Joined up data is a key concept for any enterprise using data from multiple sources, whether these belong to the company or not. Once the data science team have successfully cleansed these data sources and ensured that each strand of data works properly, then is the time to join-up these various strands so that they can all seamlessly work together. Just as a soccer team requires eleven players to work together in a coordinated manner for the good of the team, so joined-up data can work together in a way that individual strands cannot do. We have already written about a single customer view (SCV) where a company holds every piece of data about a customer in the same place, and this is a great illustration of when the data are joined-up and working. And with propensity modeling able to automate the processes that create an SCV through machine learning, it is feasible to have SCVs updated in real-time.
Our data science consulting team recommends that any company which does not have SCVs in place for all its customers should do a gap analysis (which compares actual and desirable performance in the business) with the aim of creating said SCVs. The other important activity in creating joined-up date is data matching. We have written before about IP matching, which is one type of data matching.
Getting the data joined up
Almost no business in 2019 will have to deal with just one dataset. There is so much useful data available that such a business would find itself rapidly outcompeted by its rivals with their multiple datasets and great cross-analysis between them. Successfully joining up these data sets represents what our data science consulting team can only describe as a huge prize for the enterprises which can do this successfully.
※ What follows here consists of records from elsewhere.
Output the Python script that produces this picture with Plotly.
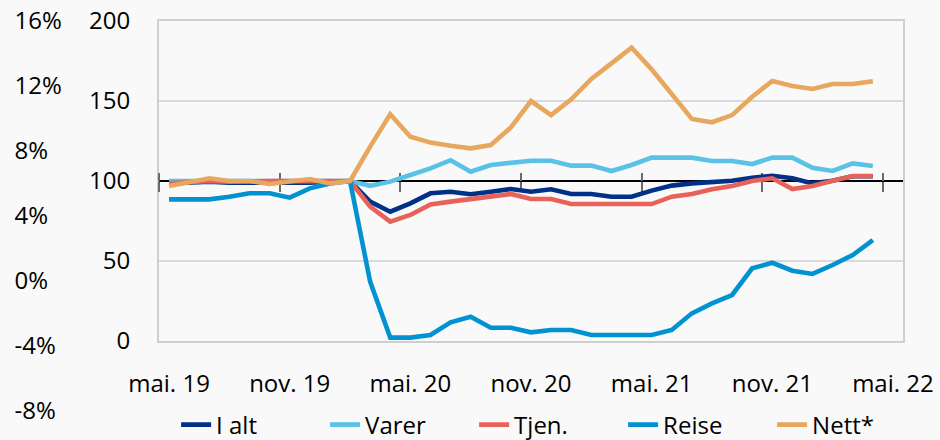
import plotly.graph_objects as go

# ---------------- data ----------------
month_names = ["jan.", "feb.", "mar.", "apr.", "mai.", "jun.", "jul.", "aug.", "sep.", "okt.", "nov.", "des."]
start_year, start_month, n_months = 2019, 5, 37  # mai 2019 .. mai 2022

categories = []
for k in range(n_months):
    m = (start_month - 1 + k) % 12
    y = start_year + (start_month - 1 + k) // 12
    categories.append(f"{month_names[m]} {str(y)[2:]}")

i_alt = [98.5, 99, 99.5, 99, 99, 98.5, 99, 99, 99.5, 100, 87.1, 80.8, 86, 92.3, 93.3, 91.7, 93.3, 95,
         93.3, 94.8, 91.9, 91.9, 90.2, 90.2, 94, 97.1, 98.5, 99, 100.2, 102, 103.3, 101.7, 98.5, 100.2, 103, 103]
varer = [100, 100, 100, 100, 99.5, 99.5, 100, 100, 99.5, 100, 97, 99.6, 103.75, 107.9, 113, 105.8, 110, 111.5,
         112.7, 112.7, 109.6, 109.6, 106.25, 110, 114.6, 114.6, 114.6, 112.5, 112.5, 110.6, 114.6, 114.6, 108.3, 106.25, 111, 109.4]
tjen = [98.5, 99.5, 100, 99.5, 100, 100, 100, 100, 100, 100, 84, 74.6, 78.75, 85.4, 87.1, 88.5, 90.2, 91.9,
        88.75, 88.75, 85.6, 85.6, 85.6, 85.6, 85.6, 90.2, 91.9, 94.8, 96.9, 100, 101.7, 95, 96.9, 100.2, 103.1, 103.1]
reise = [88.5, 88.5, 88.5, 90.2, 92.3, 92.3, 89.6, 95.4, 98.5, 100, 37.1, 2.1, 2.1, 3.75, 11.7, 15.2, 8.3, 8.3,
         5.4, 6.9, 6.9, 3.75, 3.75, 3.75, 3.75, 6.9, 17.3, 23.5, 28.75, 45.4, 48.9, 43.9, 41.9, 47.5, 53.75, 63.1]
nett = [96.9, 99.6, 101.7, 100, 100, 98.1, 99.6, 101.2, 98.5, 100, 121.5, 141.7, 127.7, 124, 122, 120.4, 122.5, 133.5,
        150, 141.2, 151, 163.8, 173.5, 183.3, 169.8, 154.2, 138.8, 136.7, 141.2, 152.7, 162.5, 159.4, 157.5, 160.6, 160.6, 162.3]

series_names = ["I alt", "Varer", "Tjen.", "Reise", "Nett*"]
series_values = [i_alt, varer, tjen, reise, nett]
series_colors = ["#003087", "#5BC2E7", "#E8625A", "#0092D1", "#E8A75E"]

index_ticks = [0, 50, 100, 150, 200]
pct_ticks = [-8, -4, 0, 4, 8, 12, 16]
pct_labels = ["-8%", "-4%", "0%", "4%", "8%", "12%", "16%"]
label_step = 6
base_value = 100

# ---------------- layout geometry ----------------
W, H = 940, 440
ml, mr, mt, mb = 10, 37, 21, 29
paper_w = W - ml - mr
paper_h = H - mt - mb
plot_left_px = 159
plot_bottom_px = 341
x_dom = [(plot_left_px - ml) / paper_w, 1]
y_dom = [(H - mb - plot_bottom_px) / paper_h, 1]
y_range = [index_ticks[0], index_ticks[-1]]
pos_base = y_dom[0] + (base_value - y_range[0]) / (y_range[1] - y_range[0]) * (y_dom[1] - y_dom[0])

xs = list(range(n_months))
x_range = [-0.5, n_months - 0.5]
label_pos = xs[::label_step]
label_txt = categories[::label_step]
bound_pos = [p - 0.5 for p in label_pos]

font_family = "Open Sans, Noto Sans, sans-serif"
fsize = 24
bg = "#F9F9F9"

fig = go.Figure()
for name, vals, col in zip(series_names, series_values, series_colors):
    fig.add_trace(go.Scatter(
        x=xs[:len(vals)], y=vals, name=name, mode="lines",
        line=dict(color=col, width=4.6), hoverinfo="skip"))

# helper traces (invisible) to host extra axes
fig.add_trace(go.Scatter(x=[0], y=[base_value], xaxis="x2", yaxis="y", mode="markers",
                         marker=dict(opacity=0), showlegend=False, hoverinfo="skip"))
fig.add_trace(go.Scatter(x=[0], y=[base_value], xaxis="x3", yaxis="y", mode="markers",
                         marker=dict(opacity=0), showlegend=False, hoverinfo="skip"))
fig.add_trace(go.Scatter(x=[0], y=[0], xaxis="x", yaxis="y2", mode="markers",
                         marker=dict(opacity=0), showlegend=False, hoverinfo="skip"))

fig.update_layout(
    width=W, height=H,
    margin=dict(l=ml, r=mr, t=mt, b=mb, autoexpand=False),
    paper_bgcolor=bg, plot_bgcolor="rgba(0,0,0,0)",
    font=dict(family=font_family, size=fsize, color="#000000"),
    showlegend=True,
    legend=dict(orientation="h", x=0.186, xanchor="left", y=-0.036, yanchor="middle",
                bgcolor="rgba(0,0,0,0)", font=dict(size=fsize), entrywidth=104,
                itemwidth=30, tracegroupgap=0),
    xaxis=dict(domain=x_dom, range=x_range, anchor="y", tickmode="array",
               tickvals=label_pos, ticktext=label_txt, ticks="", ticklabelstandoff=20,
               ticklabeloverflow="allow",
               showgrid=False, zeroline=False, showline=True, mirror=True,
               linecolor="#CFCFCF", linewidth=2, layer="below traces", automargin=False),
    xaxis2=dict(overlaying="x", anchor="free", position=pos_base, side="bottom",
                range=x_range, tickmode="array", tickvals=bound_pos, showticklabels=False,
                ticks="outside", ticklen=10, tickwidth=2, tickcolor="#6A6A6A",
                showline=True, linecolor="#000000", linewidth=1.5,
                showgrid=False, zeroline=False, layer="below traces", automargin=False),
    xaxis3=dict(overlaying="x", anchor="free", position=pos_base, side="top",
                range=x_range, tickmode="array", tickvals=bound_pos, showticklabels=False,
                ticks="outside", ticklen=8, tickwidth=2, tickcolor="#6A6A6A",
                showline=False, showgrid=False, zeroline=False, layer="below traces",
                automargin=False),
    yaxis=dict(domain=y_dom, range=y_range, anchor="x", tickmode="array", tickvals=index_ticks,
               ticks="", ticklabelstandoff=22, ticklabeloverflow="allow",
               showgrid=True, gridcolor="#D9D9D9", gridwidth=1.5,
               zeroline=False, showline=True, mirror=True, linecolor="#CFCFCF", linewidth=2,
               layer="below traces", automargin=False),
    yaxis2=dict(domain=[0, 1], range=[pct_ticks[0], pct_ticks[-1]], anchor="free", position=0.004,
                side="right", tickmode="array", tickvals=pct_ticks, ticktext=pct_labels,
                ticklabeloverflow="allow",
                ticks="", showgrid=False, zeroline=False, showline=False, automargin=False),
)

fig.write_html("out.html", config={"displayModeBar": False},
               post_script="document.body.style.margin='0';")
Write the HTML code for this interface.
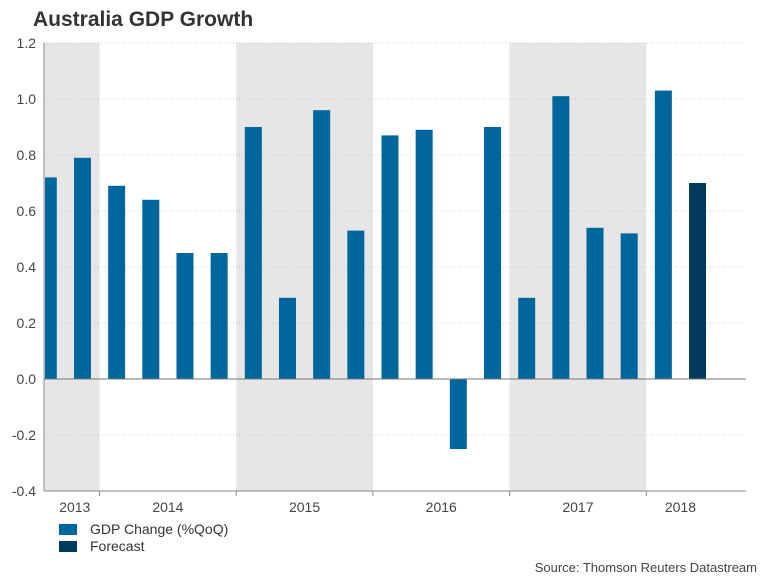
<!DOCTYPE html>
<html><head><meta charset="utf-8"><style>
body{margin:0;background:#fff;font-family:"Liberation Sans",sans-serif}
</style></head><body>
<svg width="768" height="576" viewBox="0 0 768 576" xmlns="http://www.w3.org/2000/svg">
<text x="33" y="26" font-size="21" font-weight="bold" fill="#333">Australia GDP Growth</text>
<g id="shade"></g><g id="grid"></g><g id="bars"></g><g id="axes"></g>
<rect x="59" y="524" width="18" height="11" fill="#00679d"/>
<text x="90" y="534" font-size="14" fill="#333">GDP Change (%QoQ)</text>
<rect x="59" y="541" width="18" height="11" fill="#003a5c"/>
<text x="90" y="551" font-size="14" fill="#333">Forecast</text>
<text x="757" y="572" font-size="13" fill="#444" text-anchor="end">Source: Thomson Reuters Datastream</text>
</svg>
<script>
const values=[0.72,0.79,0.69,0.64,0.45,0.45,0.90,0.29,0.96,0.53,0.87,0.89,-0.25,0.90,0.29,1.01,0.54,0.52,1.03,0.70];
const forecastFlags=[0,0,0,0,0,0,0,0,0,0,0,0,0,0,0,0,0,0,0,1];
const years=["2013","2014","2015","2016","2017","2018"];
const yearCounts=[2,4,4,4,4,2];
const yTicks=[1.2,1.0,0.8,0.6,0.4,0.2,0.0,-0.2,-0.4];
const NS="http://www.w3.org/2000/svg";
const L=44,R=746,T=43,B=491,yMin=-0.4,yMax=1.2;
const y=v=>B-(v-yMin)/(yMax-yMin)*(B-T);
const step=34.17,x0=48.3;
const xc=i=>x0+i*step;
function mk(p,tag,a){const e=document.createElementNS(NS,tag);for(const k in a)e.setAttribute(k,a[k]);document.getElementById(p).appendChild(e);return e;}
let idx=0;
years.forEach((yr,j)=>{
 const s=j===0?L:(xc(idx)-step/2);const e=Math.min(R,xc(idx+yearCounts[j]-1)+step/2);
 if(j%2===0&&j<years.length-1){const r=mk('shade','rect',{x:s,y:T,width:e-s,height:B-T,fill:'#e6e6e6'});
 
 }
 const t=mk('axes','text',{x:(s+e)/2+(j===0?3:0),y:512,'font-size':14,fill:'#444','text-anchor':'middle'});t.textContent=yr;
 
 
 if(j>0){const tk=mk('axes','line',{x1:s,x2:s,y1:B,y2:B+5,stroke:'#888'});
 
 }
 idx+=yearCounts[j];
});
yTicks.forEach(v=>{
 if(v!==0){const g=mk('grid','line',{x1:L,x2:R,y1:y(v),y2:y(v),stroke:'#ccc','stroke-dasharray':'1,2'});
 
 }
 const t=mk('axes','text',{x:36,y:y(v)+5,'font-size':14,fill:'#444','text-anchor':'end'});t.textContent=v.toFixed(1);
 
 
});
values.forEach((v,i)=>{
 let x=xc(i)-8.5,w=17;if(x<L+1){w-=L+1-x;x=L+1;}
 const b=mk('bars','rect',{x:x,y:Math.min(y(v),y(0)),width:w,height:Math.abs(y(v)-y(0)),fill:forecastFlags[i]?'#003a5c':'#00679d'});
 
 
});
const ax=mk('axes','line',{x1:L,x2:L,y1:T,y2:B,stroke:'#888'});


const bx=mk('axes','line',{x1:L,x2:R,y1:B,y2:B,stroke:'#888'});


const zx=mk('axes','line',{x1:L,x2:R,y1:y(0),y2:y(0),stroke:'#777'});


</script>
</body></html>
In practical terms, the prize is an increased ability to execute its goals, drive its KPIs, and building an SCV.
When you have two or more datasets that come from different sources, the same item, such as a somebody's name, their email address, their IP address or another identifier the company has assigned to the individual, may appear in several different datasets. Data matching can either be deterministic, where a perfect match is found, such as the same email address, or probabilistic matching. If deterministic matching works better than probabilistic matching, why would any company ever use the latter? The answer is PII data. We have written previously about the 46 elements which make up the BIT protocol, and these 46 elements are what constitute PII data. If you are a company which does business in the EU, then you need to be extremely careful that your deterministic matching does not violate GDPR. However, probabilistic matching is also helpful in other examples. For instance, if a company has an IP address, and there are seven devices connected to it, but only five of them regularly connect to the IP address while the other two only connect occasionally then a probabilistic match might conclude that only the five belong to the household and that the other two are from visitors. This conclusion is reinforced when these two other devices are portable and appear more regularly in data from other locations.
Data matching is particularly useful in helping a company understand its customers as well as in advertising its products and services, that is, marketing and sales. Examples of this include matching users of a subscription app which, among other things, advertises a particular product, with a database of email addresses for advertising the same product. By removing those who are both on the email database list and the subscription app from one of these two datasets, the company can avoid targeting the same users twice; thus both saving on advertising costs and preventing churn.
Another matching example involves using some of the large databases held by information service providers (ISP) such as Experian and Acxiom, who segments users according to behavior, attitudes, and purchasing habits. If an enterprise has access to such a database, it can search for matches with its own customer database. If the business finds a match with a customer, it can then use the segmented info about the matched user in its own operations, e.g., targeting a user which the ISP database has segmented as a soccer fanatic with soccer-related advertising, or with sportswear if the customer already has a long history of making leisurewear purchases. Data matching is such a worthwhile activity with ISP databases because it is a much more potent tool than the demographics which advertisers traditionally used. So if the company is advertising a particular brand of truck it can save money by focussing its efforts on people with a track record of liking or purchasing trucks and this will be much more efficient, thus avoiding lots of wasted effort and money, than advertising to demographics which have a reasonable number of truck purchasers within them.
Another area where matching is of interest to businesses is in understanding their customers better. All companies want better customer acquisition and retention, and many would like to upsell to them as well, and data matching can really help with all these activities. The more you know about a customer, the easier it becomes to engage with them, as well as to build products and services tailored for them, take them into consideration when doing business planning, tailoring marketing and increasing sales to them through providing insights into them for advertising to them. With an SCV in place which has already matched the particular customer to wherever she or he appears in any database held by the enterprise, joined-up data becomes a reality.